Symptoms of Keratoconus:

 

The symptoms of keratoconus can vary from person to person and may include:

 

- Blurred or distorted vision

- Increased sensitivity to light (photophobia)

- Difficulty seeing at night (night vision problems)

- Frequent changes in eyeglass or contact lens prescription

- Double vision or ghosting of images

- Eye strain or discomfort

 

Diagnosis and Treatment:

 

Keratoconus is typically diagnosed through a comprehensive eye examination, which may include tests such as corneal topography / tomography and corneal pachymetry to assess the shape and thickness of the cornea.

 

 

Treatment options for keratoconus depend on the severity of the condition and may include:

 

1. Glasses:

   - Glasses can provide initial correction for mild keratoconus, especially in the early stages when the irregularity of the cornea is not severe.

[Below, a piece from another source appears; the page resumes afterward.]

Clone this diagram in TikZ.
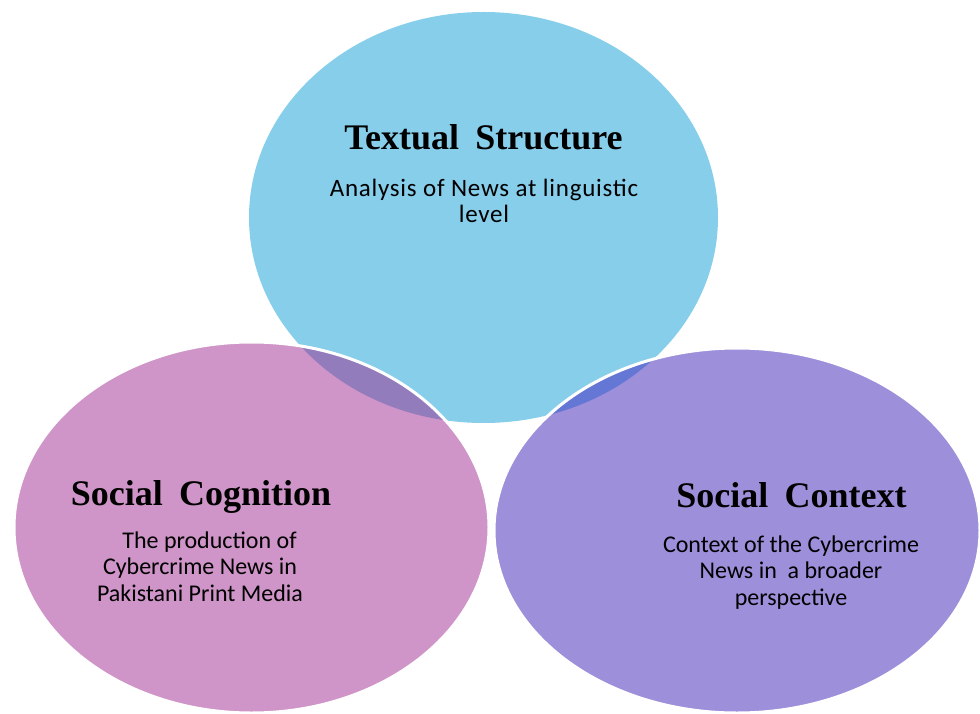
\documentclass[tikz,border=0pt]{standalone}
\usepackage{fontspec}
\setmainfont{Liberation Serif}
\newfontfamily\subfont{Carlito}
\newfontfamily\subfontwide[LetterSpace=3]{Carlito}
\definecolor{cblue}{RGB}{135,206,235}
\definecolor{cpink}{RGB}{207,148,200}
\definecolor{cpurple}{RGB}{157,143,218}
\definecolor{lensA}{RGB}{146,124,188}
\definecolor{lensB}{RGB}{101,119,212}
\tikzset{
  titletext/.style={anchor=base, inner sep=0pt, font=\fontsize{36}{40}\selectfont\bfseries},
  subtext/.style={anchor=base, inner sep=0pt, font=\subfont\fontsize{24}{26.5}\selectfont},
  subtextwide/.style={anchor=base, inner sep=0pt, font=\subfontwide\fontsize{25}{26.5}\selectfont},
  rim/.style={draw=white, line width=3pt}
}
\newcommand{\blueE}{(483.5,217.5) ellipse [x radius=234.5pt, y radius=205.5pt]}
\newcommand{\pinkE}{(251.5,527.5) ellipse [x radius=237.5pt, y radius=185.5pt]}
\newcommand{\purpE}{(737,530.5) ellipse [x radius=243pt, y radius=182.5pt]}
\begin{document}
\begin{tikzpicture}[x=1pt,y=-1pt]
\useasboundingbox (0,0) rectangle (980,714);
% top ellipse
\fill[cblue] \blueE;
% left ellipse
\fill[cpink] \pinkE;
\begin{scope}
  \clip \pinkE;
  \fill[lensA] \blueE;
\end{scope}
\draw[rim] \pinkE;
% right ellipse
\fill[cpurple] \purpE;
\begin{scope}
  \clip \purpE;
  \fill[lensB] \blueE;
\end{scope}
\draw[rim] \purpE;
% texts
\node[titletext] (t1) at (483.5,150) {Textual\hspace{0.45em}Structure};
\node[subtextwide] (s1) at (484,196.5) {\begin{tabular}[t]{@{}c@{}}Analysis of News at linguistic\\ level\end{tabular}};
\node[titletext] (t2) at (201,505) {Social\hspace{0.45em}Cognition};
\node[subtext] (s2) at (200,548) {\begin{tabular}[t]{@{}c@{}}\hspace{19pt}The production of\\ Cybercrime News in\\ Pakistani Print Media\end{tabular}};
\node[titletext] (t3) at (791.5,507) {Social\hspace{0.45em}Context};
\node[subtext] (s3) at (791,552) {\begin{tabular}[t]{@{}c@{}}Context of the Cybercrime\\ News in\ \ a broader\\ perspective\end{tabular}};
\end{tikzpicture}
\end{document}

   - However, as keratoconus progresses, glasses may become less effective in providing satisfactory vision correction due to the irregular shape of the cornea.

 

2. Contact Lenses:

   - Soft Contact Lenses: Suitable for early stages of keratoconus or mild irregular astigmatism. They provide good initial correction and comfort but may not be effective as the condition progresses.

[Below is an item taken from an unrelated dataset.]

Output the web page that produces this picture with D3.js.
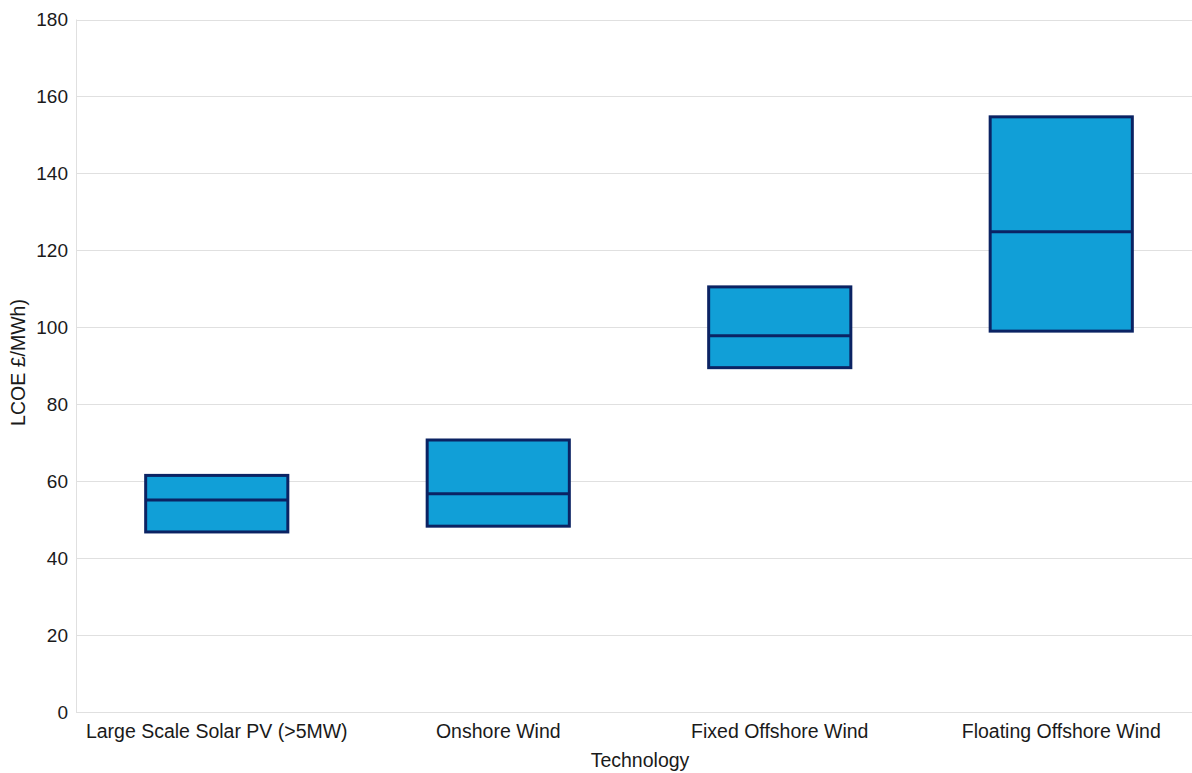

   - Rigid Gas Permeable (RGP) Contact Lenses: Often the primary choice for moderate to severe keratoconus. RGP lenses provide better visual acuity by vaulting over the irregular cornea, creating a smooth optical surface.

   - Hybrid Contact Lenses: Combines a rigid center with a soft skirt, aiming to provide both visual clarity and comfort. They may be a good option for patients who find RGP lenses uncomfortable.

 

3. Scleral Contact Lenses:

   - Scleral lenses vault over the cornea and rest on the sclera, providing stable visual correction and comfort.

   - They are particularly beneficial for patients with advanced keratoconus or irregular corneas who have difficulty tolerating other types of contact lenses.

 

4. Corneal Cross-Linking (CXL):

   - Considered a standard treatment for progressive keratoconus.

   - CXL involves applying riboflavin drops to the cornea, followed by exposure to ultraviolet light. This strengthens the corneal collagen fibers, halting or slowing the progression of the disease.

   - CXL may be combined with other treatments such as contact lenses or ICRS or topography guided laser treatment for optimal outcomes.

 

5. Intra-corneal Ring Segments (ICRS):

   - ICRS, such as INTACS, are small, arc-shaped plastic implants inserted into the cornea assisted by femtosecond laser, to reshape and flatten it, improving visual acuity.

   - They are primarily indicated for patients with progressive keratoconus who have poor tolerance to contact lenses or are not suitable candidates for corneal transplant.

  - Newer techniques have evolved which use donor corneal tissue instead of plastic implants to reshape the cornea. This is more biocompatible, and reduces the risk of complications associated with plastic implants.

 

6. Corneal Transplantation:

   - Reserved for patients with advanced keratoconus who do not respond to other treatments.

   - Techniques include Deep Anterior Lamellar Keratoplasty (DALK) ie partial corneal transplantation, wherein the inner layer of cornea is preserved thereby reducing the risk of rejection, or Penetrating Keratoplasty (PKP) ie full thickness corneal transplantation which replaces all the layers of cornea, usually performed if there is a corneal scar in the central cornea.

   - Advances in transplantation techniques, such as DALK, have led to improved outcomes and reduced risks of rejection.

 

Conclusion:

 

Keratoconus is a progressive eye condition that causes the cornea to thin and bulge, resulting in vision problems. While the exact cause is not fully understood, genetics, eye rubbing, and environmental factors may play a role. Early detection and treatment are essential for managing keratoconus and preserving vision. If you experience symptoms such as blurred vision or sensitivity to light, it's important to see an eye care professional for a comprehensive eye examination.

Patients with keratoconus should undergo regular monitoring by an ophthalmologist or corneal specialist to assess disease progression and determine the most appropriate management strategy tailored to their individual needs and stage of the condition.